A quick test is to check the top four inches of the taproots - offwhite to turgid colors suggest the plant is alive while anything darker is not a good sign, he explained.

There is also a possibility that alfalfa plants could grow small shoots and then die, Undersander pointed out.

In any case, he recommends identifying the portions of the field that are affected and planting those areas with a 50/50 mix of annual Italian ryegrass and perennial ryegrass at 10 pounds per acre as soon as possible provided that only certain areas of a field are bare.

If it’s a moderate percentage of the field that’s affected and a first cutting is wanted, interseed 10 pounds of Italian annual ryegrass immediately and follow with a crop of corn to obtain top yield for the season, Undersander indicates.

In the southern half of Wisconsin, consider planting brown mid-rib sorghum sudangrass at 20 pounds per acre or, after Aug. 1, oats to be harvested as forage, he advises.

In cases where a large percentage of the alfalfa stand has been lost, plant corn or the BMR sorghum sudangrass at 20 pounds per acre by July 1, Undersander suggests.

He notes that corn will provide the most forage tonnage while the sorghum sudangrass is a good bet during dry and/or hot weather.

For additional current year forage, seed alfalfa at 10-12 pounds per acre along with a mix of six pounds of tall fescue and two pounds of Italian annual ryegrass.

If the alfalfa winterkill is so severe that the stand will be abandoned, there will still be one upside. It is that nitrogen credit can be taken for a subsequent corn crop, according to Extension Service soil fertility and nutrient management specialist Carrie Laboski.

Provided that the number of alfalfa plants was at least four per square foot going into the winter, the field should be considered as having had a good stand for nitrogen credits, Laboski indicates.

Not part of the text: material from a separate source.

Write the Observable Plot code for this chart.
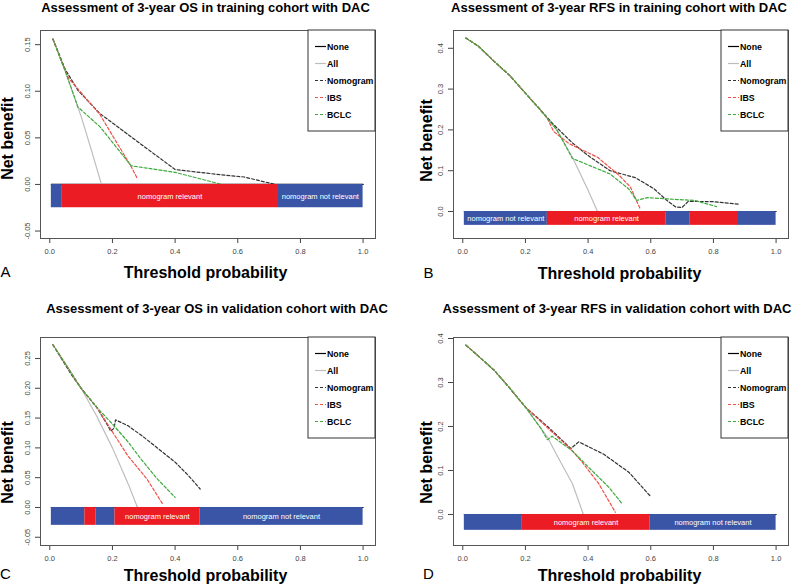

She notes that those credits should also be linked to the soil texture and the amount of alfalfa plant regrowth when a stand is taken out.

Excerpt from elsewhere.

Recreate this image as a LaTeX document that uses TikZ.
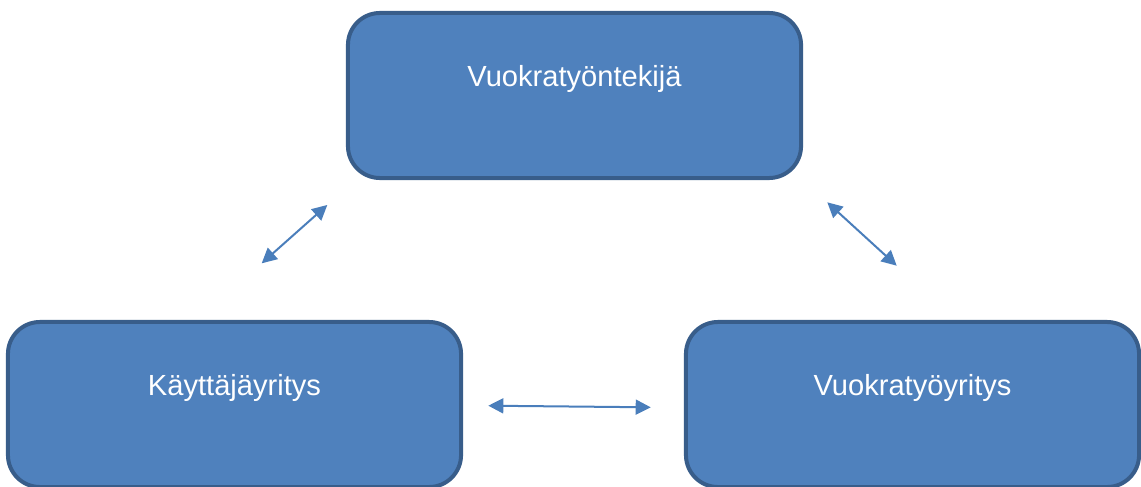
\documentclass[tikz,border=0pt]{standalone}
\usepackage{fontspec}
\setmainfont{Liberation Sans}
\usetikzlibrary{arrows.meta}
\definecolor{boxfill}{HTML}{4F81BD}
\definecolor{boxline}{HTML}{385D8A}
\definecolor{arrowblue}{HTML}{4A7EBB}
\begin{document}
\begin{tikzpicture}[
       x=0.025cm, y=-0.025cm,
       party/.style={draw=boxline, fill=boxfill, line width=0.1cm,
         rounded corners=0.8cm, minimum width=11.325cm, minimum height=4.125cm,
         text=white, font=\fontsize{20.7}{24}\selectfont,
         text height=0.55cm, text depth=0.995cm},
       link/.style={draw=arrowblue, line width=0.05cm,
         {Triangle[length=0.375cm,width=0.375cm]}-{Triangle[length=0.375cm,width=0.375cm]}},
       ]
      \useasboundingbox (0,0) rectangle (1141,486);

       \node[party] (tyontekija) at (574.5,95.5) {Vuokratyöntekijä};
       \node[party] (kayttaja) at (234.5,404.5) {Käyttäjäyritys};
       \node[party] (vuokrayritys) at (912.5,404.5) {Vuokratyöyritys};

       \coordinate (la) at (261.7,263.3);
       \coordinate (lb) at (327.3,205);
       \coordinate (ra) at (827.3,202.3);
       \coordinate (rb) at (896.7,265.7);
       \coordinate (ha) at (488.3,405.7);
       \coordinate (hb) at (650.7,407.3);
       \foreach \a/\b in {la/lb, ra/rb, ha/hb} {
         \draw[link] (\a) -- (\b);
       }
     \end{tikzpicture}
\end{document}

In the cases when a first cutting of alfalfa is taken within the approximately the next month, then the stand count after that cutting will dictate the amount of nitrogen credit that can be expected, Laboski cautions.

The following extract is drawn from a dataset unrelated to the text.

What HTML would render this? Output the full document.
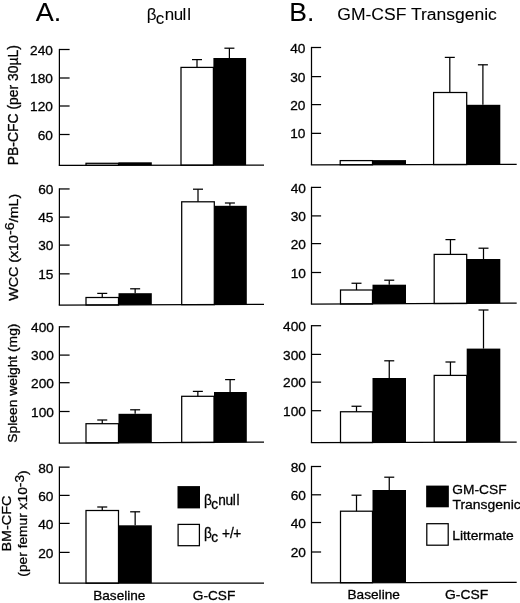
<!DOCTYPE html>
<html><head><meta charset="utf-8"><title>Figure</title>
<style>
html,body{margin:0;padding:0;background:#fff;}
body{width:520px;height:603px;overflow:hidden;}
svg{display:block;will-change:transform;}
svg text{font-family:"Liberation Sans",sans-serif;fill:#000;stroke:#000;stroke-width:0.3px;}
svg text.t{stroke-width:0.08px;}
svg line{stroke:#000;stroke-width:1.25;}
svg rect.w{fill:#fff;stroke:#000;stroke-width:1.25;}
svg rect.k{fill:#000;stroke:none;}
</style></head><body>
<svg width="520" height="603" viewBox="0 0 520 603">
<rect x="0" y="0" width="520" height="603" fill="#fff"/>
<rect x="86.00" y="163.30" width="32.50" height="2.04" class="w"/>
<rect x="118.50" y="162.30" width="33.30" height="2.99" class="k"/>
<rect x="181.00" y="67.40" width="32.40" height="97.80" class="w"/>
<line x1="197.00" y1="59.60" x2="197.00" y2="67.40"/>
<line x1="192.00" y1="59.60" x2="202.00" y2="59.60"/>
<rect x="213.40" y="58.00" width="32.70" height="107.15" class="k"/>
<line x1="229.40" y1="48.20" x2="229.40" y2="58.00"/>
<line x1="224.40" y1="48.20" x2="234.40" y2="48.20"/>
<line x1="59.40" y1="48.88" x2="59.40" y2="165.40"/>
<line x1="58.77" y1="165.40" x2="264.00" y2="165.10"/>
<line x1="59.40" y1="49.50" x2="69.60" y2="49.50"/>
<text transform="translate(52.9 54.6)" font-size="13.7" text-anchor="end">240</text>
<line x1="59.40" y1="78.00" x2="69.60" y2="78.00"/>
<text transform="translate(52.9 83.1)" font-size="13.7" text-anchor="end">180</text>
<line x1="59.40" y1="106.00" x2="69.60" y2="106.00"/>
<text transform="translate(52.9 111.1)" font-size="13.7" text-anchor="end">120</text>
<line x1="59.40" y1="134.50" x2="69.60" y2="134.50"/>
<text transform="translate(52.9 139.6)" font-size="13.7" text-anchor="end">60</text>
<rect x="86.00" y="297.50" width="32.50" height="7.53" class="w"/>
<line x1="102.25" y1="293.40" x2="102.25" y2="297.50"/>
<line x1="97.25" y1="293.40" x2="107.25" y2="293.40"/>
<rect x="118.50" y="293.20" width="33.30" height="11.70" class="k"/>
<line x1="135.15" y1="288.80" x2="135.15" y2="293.20"/>
<line x1="130.15" y1="288.80" x2="140.15" y2="288.80"/>
<rect x="181.70" y="201.80" width="32.60" height="102.86" class="w"/>
<line x1="198.00" y1="189.20" x2="198.00" y2="201.80"/>
<line x1="193.00" y1="189.20" x2="203.00" y2="189.20"/>
<rect x="214.30" y="205.80" width="32.50" height="98.73" class="k"/>
<line x1="229.90" y1="203.00" x2="229.90" y2="205.80"/>
<line x1="224.90" y1="203.00" x2="234.90" y2="203.00"/>
<line x1="59.40" y1="188.32" x2="59.40" y2="305.20"/>
<line x1="58.77" y1="305.20" x2="264.00" y2="304.40"/>
<line x1="59.40" y1="188.95" x2="69.60" y2="188.95"/>
<text transform="translate(53.4 194.04999999999998)" font-size="13.7" text-anchor="end">60</text>
<line x1="59.40" y1="217.10" x2="69.60" y2="217.10"/>
<text transform="translate(53.4 222.2)" font-size="13.7" text-anchor="end">45</text>
<line x1="59.40" y1="245.10" x2="69.60" y2="245.10"/>
<text transform="translate(53.4 250.2)" font-size="13.7" text-anchor="end">30</text>
<line x1="59.40" y1="273.85" x2="69.60" y2="273.85"/>
<text transform="translate(53.4 278.95000000000005)" font-size="13.7" text-anchor="end">15</text>
<rect x="86.00" y="423.70" width="32.50" height="19.13" class="w"/>
<line x1="102.25" y1="420.00" x2="102.25" y2="423.70"/>
<line x1="97.25" y1="420.00" x2="107.25" y2="420.00"/>
<rect x="118.50" y="413.80" width="33.30" height="28.90" class="k"/>
<line x1="135.15" y1="409.80" x2="135.15" y2="413.80"/>
<line x1="130.15" y1="409.80" x2="140.15" y2="409.80"/>
<rect x="181.70" y="396.30" width="32.30" height="46.16" class="w"/>
<line x1="197.85" y1="391.40" x2="197.85" y2="396.30"/>
<line x1="192.85" y1="391.40" x2="202.85" y2="391.40"/>
<rect x="214.00" y="392.00" width="32.80" height="50.33" class="k"/>
<line x1="230.10" y1="379.60" x2="230.10" y2="392.00"/>
<line x1="225.10" y1="379.60" x2="235.10" y2="379.60"/>
<line x1="59.40" y1="326.18" x2="59.40" y2="443.00"/>
<line x1="58.77" y1="443.00" x2="264.00" y2="442.20"/>
<line x1="59.40" y1="326.80" x2="69.60" y2="326.80"/>
<text transform="translate(53.9 331.90000000000003)" font-size="13.7" text-anchor="end">400</text>
<line x1="59.40" y1="355.10" x2="69.60" y2="355.10"/>
<text transform="translate(53.9 360.20000000000005)" font-size="13.7" text-anchor="end">300</text>
<line x1="59.40" y1="382.70" x2="69.60" y2="382.70"/>
<text transform="translate(53.9 387.8)" font-size="13.7" text-anchor="end">200</text>
<line x1="59.40" y1="411.50" x2="69.60" y2="411.50"/>
<text transform="translate(53.9 416.6)" font-size="13.7" text-anchor="end">100</text>
<rect x="86.00" y="510.50" width="32.50" height="72.68" class="w"/>
<line x1="102.25" y1="507.00" x2="102.25" y2="510.50"/>
<line x1="97.25" y1="507.00" x2="107.25" y2="507.00"/>
<rect x="118.50" y="525.30" width="33.30" height="57.86" class="k"/>
<line x1="135.15" y1="511.80" x2="135.15" y2="525.30"/>
<line x1="130.15" y1="511.80" x2="140.15" y2="511.80"/>
<line x1="59.40" y1="466.52" x2="59.40" y2="583.20"/>
<line x1="58.77" y1="583.20" x2="264.00" y2="583.10"/>
<line x1="59.40" y1="467.15" x2="69.60" y2="467.15"/>
<text transform="translate(53.4 472.75)" font-size="13.7" text-anchor="end">80</text>
<line x1="59.40" y1="495.40" x2="69.60" y2="495.40"/>
<text transform="translate(53.4 501.0)" font-size="13.7" text-anchor="end">60</text>
<line x1="59.40" y1="523.40" x2="69.60" y2="523.40"/>
<text transform="translate(53.4 529.0)" font-size="13.7" text-anchor="end">40</text>
<line x1="59.40" y1="552.40" x2="69.60" y2="552.40"/>
<text transform="translate(53.4 558.0)" font-size="13.7" text-anchor="end">20</text>
<rect x="340.20" y="160.60" width="32.30" height="4.19" class="w"/>
<rect x="372.50" y="160.10" width="33.50" height="4.61" class="k"/>
<rect x="433.60" y="92.50" width="33.10" height="72.06" class="w"/>
<line x1="449.80" y1="57.40" x2="449.80" y2="92.50"/>
<line x1="444.80" y1="57.40" x2="454.80" y2="57.40"/>
<rect x="466.70" y="104.80" width="33.60" height="59.68" class="k"/>
<line x1="482.90" y1="64.80" x2="482.90" y2="104.80"/>
<line x1="477.90" y1="64.80" x2="487.90" y2="64.80"/>
<line x1="311.50" y1="46.88" x2="311.50" y2="164.90"/>
<line x1="310.88" y1="164.90" x2="516.70" y2="164.40"/>
<line x1="311.50" y1="47.50" x2="321.10" y2="47.50"/>
<text transform="translate(305.4 52.6)" font-size="13.7" text-anchor="end">40</text>
<line x1="311.50" y1="76.60" x2="321.10" y2="76.60"/>
<text transform="translate(305.4 81.69999999999999)" font-size="13.7" text-anchor="end">30</text>
<line x1="311.50" y1="104.60" x2="321.10" y2="104.60"/>
<text transform="translate(305.4 109.69999999999999)" font-size="13.7" text-anchor="end">20</text>
<line x1="311.50" y1="133.35" x2="321.10" y2="133.35"/>
<text transform="translate(305.4 138.45)" font-size="13.7" text-anchor="end">10</text>
<rect x="340.50" y="290.00" width="32.00" height="13.98" class="w"/>
<line x1="356.50" y1="283.25" x2="356.50" y2="290.00"/>
<line x1="351.50" y1="283.25" x2="361.50" y2="283.25"/>
<rect x="372.50" y="284.70" width="33.50" height="19.12" class="k"/>
<line x1="389.25" y1="280.20" x2="389.25" y2="284.70"/>
<line x1="384.25" y1="280.20" x2="394.25" y2="280.20"/>
<rect x="434.20" y="254.40" width="32.50" height="49.12" class="w"/>
<line x1="450.45" y1="239.60" x2="450.45" y2="254.40"/>
<line x1="445.45" y1="239.60" x2="455.45" y2="239.60"/>
<rect x="466.70" y="259.00" width="33.60" height="44.36" class="k"/>
<line x1="483.50" y1="248.20" x2="483.50" y2="259.00"/>
<line x1="478.50" y1="248.20" x2="488.50" y2="248.20"/>
<line x1="311.50" y1="186.78" x2="311.50" y2="304.20"/>
<line x1="310.88" y1="304.20" x2="516.70" y2="303.20"/>
<line x1="311.50" y1="187.40" x2="321.10" y2="187.40"/>
<text transform="translate(305.9 192.5)" font-size="13.7" text-anchor="end">40</text>
<line x1="311.50" y1="215.90" x2="321.10" y2="215.90"/>
<text transform="translate(305.9 221.0)" font-size="13.7" text-anchor="end">30</text>
<line x1="311.50" y1="243.60" x2="321.10" y2="243.60"/>
<text transform="translate(305.9 248.7)" font-size="13.7" text-anchor="end">20</text>
<line x1="311.50" y1="272.50" x2="321.10" y2="272.50"/>
<text transform="translate(305.9 277.6)" font-size="13.7" text-anchor="end">10</text>
<rect x="340.50" y="411.75" width="32.00" height="30.80" class="w"/>
<line x1="356.50" y1="406.25" x2="356.50" y2="411.75"/>
<line x1="351.50" y1="406.25" x2="361.50" y2="406.25"/>
<rect x="372.50" y="378.00" width="33.50" height="64.43" class="k"/>
<line x1="389.25" y1="360.80" x2="389.25" y2="378.00"/>
<line x1="384.25" y1="360.80" x2="394.25" y2="360.80"/>
<rect x="434.20" y="375.40" width="32.50" height="66.83" class="w"/>
<line x1="450.45" y1="362.00" x2="450.45" y2="375.40"/>
<line x1="445.45" y1="362.00" x2="455.45" y2="362.00"/>
<rect x="466.70" y="348.60" width="33.60" height="93.51" class="k"/>
<line x1="483.50" y1="310.00" x2="483.50" y2="348.60"/>
<line x1="478.50" y1="310.00" x2="488.50" y2="310.00"/>
<line x1="311.50" y1="325.07" x2="311.50" y2="442.70"/>
<line x1="310.88" y1="442.70" x2="516.70" y2="442.00"/>
<line x1="311.50" y1="325.70" x2="321.10" y2="325.70"/>
<text transform="translate(305.9 330.8)" font-size="13.7" text-anchor="end">400</text>
<line x1="311.50" y1="354.40" x2="321.10" y2="354.40"/>
<text transform="translate(305.9 359.5)" font-size="13.7" text-anchor="end">300</text>
<line x1="311.50" y1="382.15" x2="321.10" y2="382.15"/>
<text transform="translate(305.9 387.25)" font-size="13.7" text-anchor="end">200</text>
<line x1="311.50" y1="410.70" x2="321.10" y2="410.70"/>
<text transform="translate(305.9 415.8)" font-size="13.7" text-anchor="end">100</text>
<rect x="340.50" y="511.20" width="32.00" height="71.49" class="w"/>
<line x1="356.50" y1="495.20" x2="356.50" y2="511.20"/>
<line x1="351.50" y1="495.20" x2="361.50" y2="495.20"/>
<rect x="372.50" y="490.00" width="33.50" height="92.61" class="k"/>
<line x1="389.25" y1="477.20" x2="389.25" y2="490.00"/>
<line x1="384.25" y1="477.20" x2="394.25" y2="477.20"/>
<line x1="311.50" y1="465.88" x2="311.50" y2="582.80"/>
<line x1="310.88" y1="582.80" x2="516.70" y2="582.30"/>
<line x1="311.50" y1="466.50" x2="321.10" y2="466.50"/>
<text transform="translate(305.9 471.6)" font-size="13.7" text-anchor="end">80</text>
<line x1="311.50" y1="494.80" x2="321.10" y2="494.80"/>
<text transform="translate(305.9 499.90000000000003)" font-size="13.7" text-anchor="end">60</text>
<line x1="311.50" y1="522.50" x2="321.10" y2="522.50"/>
<text transform="translate(305.9 527.6)" font-size="13.7" text-anchor="end">40</text>
<line x1="311.50" y1="552.00" x2="321.10" y2="552.00"/>
<text transform="translate(305.9 557.1)" font-size="13.7" text-anchor="end">20</text>
<text class="t" transform="translate(35.8 21.2) scale(1.08 1)" font-size="25" text-anchor="start">A.</text>
<text class="t" transform="translate(289.3 20.5) scale(1.06 1)" font-size="25" text-anchor="start">B.</text>
<text class="t" transform="translate(146.8 20) scale(1.04 1)" font-size="16.3" dx="0 -0.66 0.36 -0.48 -0.48 0.96" dy="0 3.8 -3.8">βcnull</text>
<text class="t" transform="translate(337.3 19.5) scale(1.095 1)" font-size="16" text-anchor="start">GM-CSF Transgenic</text>
<text transform="translate(17.5 105.2) rotate(-90)" font-size="13.9" text-anchor="middle">PB-CFC (per 30µL)</text>
<text transform="translate(17.5 247.3) rotate(-90) scale(1.042 1)" font-size="13.7" text-anchor="middle">WCC (x10<tspan dy="-3.6">-6</tspan><tspan dy="3.6">/mL)</tspan></text>
<text transform="translate(17.3 383.1) rotate(-90) scale(1.01 1)" font-size="13.7" text-anchor="middle">Spleen weight (mg)</text>
<text transform="translate(11.2 523.6) rotate(-90) scale(1.05 1)" font-size="13.7" text-anchor="middle">BM-CFC</text>
<text transform="translate(27.2 523.5) rotate(-90) scale(1.005 1)" font-size="13.7" text-anchor="middle">(per femur x10<tspan dy="-3.5">-3</tspan><tspan dy="3.5">)</tspan></text>
<text transform="translate(93.2 599.8) scale(1.015 1)" font-size="13.4" text-anchor="start">Baseline</text>
<text transform="translate(192.8 599.8) scale(1.02 1)" font-size="13.4" text-anchor="start">G-CSF</text>
<text transform="translate(347.5 599.3) scale(1.02 1)" font-size="13.4" text-anchor="start">Baseline</text>
<text transform="translate(445.0 599.3) scale(1.035 1)" font-size="13.4" text-anchor="start">G-CSF</text>
<rect x="177.50" y="486.10" width="22.50" height="22.30" class="k"/>
<rect x="178.10" y="524.40" width="21.30" height="21.30" class="w"/>
<text transform="translate(203.9 504.8) scale(0.955 1)" font-size="14.3" dx="0 -0.58 0.32 -0.42 -0.42 0.84" dy="0 3.7 -3.7">βcnull</text>
<text transform="translate(203.9 538) scale(0.955 1)" font-size="14.3" dx="0 -0.58 0.3 0 0 -0.6" dy="0 3.7 -3.7">βc&#160;+/+</text>
<rect x="426.15" y="485.60" width="22.70" height="21.70" class="k"/>
<rect x="426.80" y="523.70" width="21.40" height="21.50" class="w"/>
<text transform="translate(452.3 493.8) scale(1.005 1)" font-size="13.7" text-anchor="start">GM-CSF</text>
<text transform="translate(452.5 508.6) scale(1.015 1)" font-size="13.7" text-anchor="start">Transgenic</text>
<text transform="translate(452.2 540) scale(1.012 1)" font-size="13.7" text-anchor="start">Littermate</text>
</svg>
</body></html>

For red clover lost to winterkill, apply the same standards but the amount of nitrogen credit should be reduced by 20 percent compared to alfalfa, she states.

For a more accurate reading on nitrogen availability, take the pre-sidedress nitrate test, Laboski suggests. She notes that the details on that test can be found in chapter 5 of Extension Service publication A2809.

In new seedings of alfalfa, especially if cool and wet conditions continue, pythium will cause seedling blight and death while phythopthora root rot can take out entire stands in just a few days, Extension Service plant pathologist Damon Smith warns.

Smith explains that pythium can strike the seeds or the plant roots or stems at the early stages of growth. It can also damage mature plants by destroying the fine roots, he adds.

With phytophthora, the evidence on mature plants is a stunted, yellowed, or reddish purple appearance or perhaps wilting, Smith notes.

The other tell-tale signs are tan or brown lesions on the taproot and an eventual rotting or collapsing of the taproot, which allows an easy pulling of the plant, he observes.

In a related report based on the Extension Service’s winter wheat plots, small grains specialist Shawn Conley and his support team have identified very strong genetic differences in their winterkill analyses conducted in late April.

He reported that stand losses are minimal at both Lancaster and Janesville.

At the Arlington plot, some wheat varieties had as little as 15 percent plant loss during the winter while others were close to 70 percent mortality.

The plot on Kolbe Seed Farms at Chilton averaged 25 percent stand loss with some varieties having close to 100 percent winterkill.

Because of the slow emergence of the crop from dormancy this year, Conley says it is still too early in some cases to declare that a wheat stand is dead but it is possible to determine if it is alive.

He notes that it is also too early to consider the application of a growth regulator and nitrogen applications should depend on a definitive calculation of stand density.